Any one know how to use the user patterns (user_patterns_suffix) in Tesseract? Could you advise me how to do with it and how to test it working? I tried to follow Tesseract guide (Tesseract user-patterns but I didn't see it affected the result at all.

Thanks.

Answer

stuartthomas25 picture stuartthomas25 · Nov 26, 2014

Tesseract uses a pattern to a a sort of "regular expression". It can be used if lets say you were scanning a book with data that was all in the same format. A pattern can be used to tell Tesseract what formats to expect, ike how it expect words in user-words. Below is how Tesseract describes how to use patterns:

Each pattern can contain any non-whitespace characters, however only the patterns that contain characters from the unicharset of the corresponding language will be useful.

The only meta character is \. To be used in a pattern as an ordinary string it should be escaped with \ (e.g. string C:\Documents should be written in the patterns file as C:\\Documents).

This function supports a very limited regular expression syntax.
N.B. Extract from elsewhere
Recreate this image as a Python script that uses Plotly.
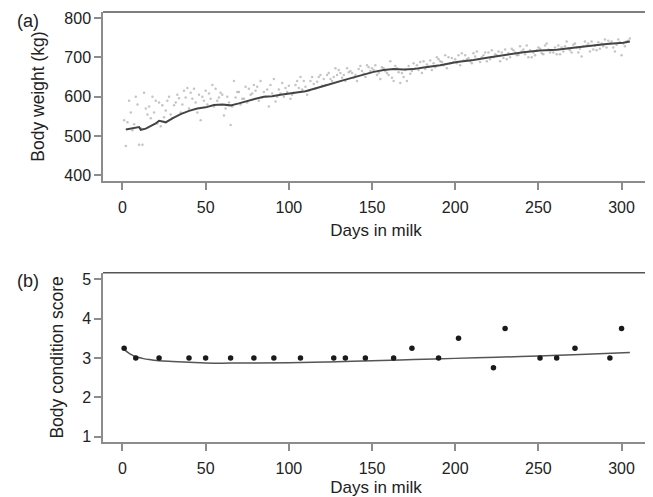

One can express a character, a certain character class and a number of times the entity should be repeated in the pattern.

To denote a character class use one of:

  • \c - unichar for which UNICHARSET::get_isalpha() is true (character)
  • \d - unichar for which UNICHARSET::get_isdigit() is true
  • \n - unichar for which UNICHARSET::get_isdigit() and UNICHARSET::isalpha() are true
  • \p - unichar for which UNICHARSET::get_ispunct() is true
  • \a - unichar for which UNICHARSET::get_islower() is true
  • \A - unichar for which UNICHARSET::get_isupper() is true

\* could be specified after each character or pattern to indicate that the character/pattern can be repeated any number of times before the next character/pattern occurs.

Examples:

1-8\d\d-GOOG-411 will be expanded to strings: 1-800-GOOG-411, 1-801-GOOG-411, ... 1-899-GOOG-411.

"ww.\n\*.com" will be expanded to strings like: "ww.a.com" "ww.a123.com" ... "ww.ABCDefgHIJKLMNop.com"

Note: In choosing which patterns to include please be aware of the fact providing very generic patterns will make tesseract run slower. For example \n\* at the beginning of the pattern will make Tesseract consider all the combinations of proposed character choices for each of the segmentations, which will be unacceptably slow. Because of potential problems with speed that could be difficult to identify, each user pattern has to have at least kSaneNumConcreteChars concrete characters from the unicharset at the beginning.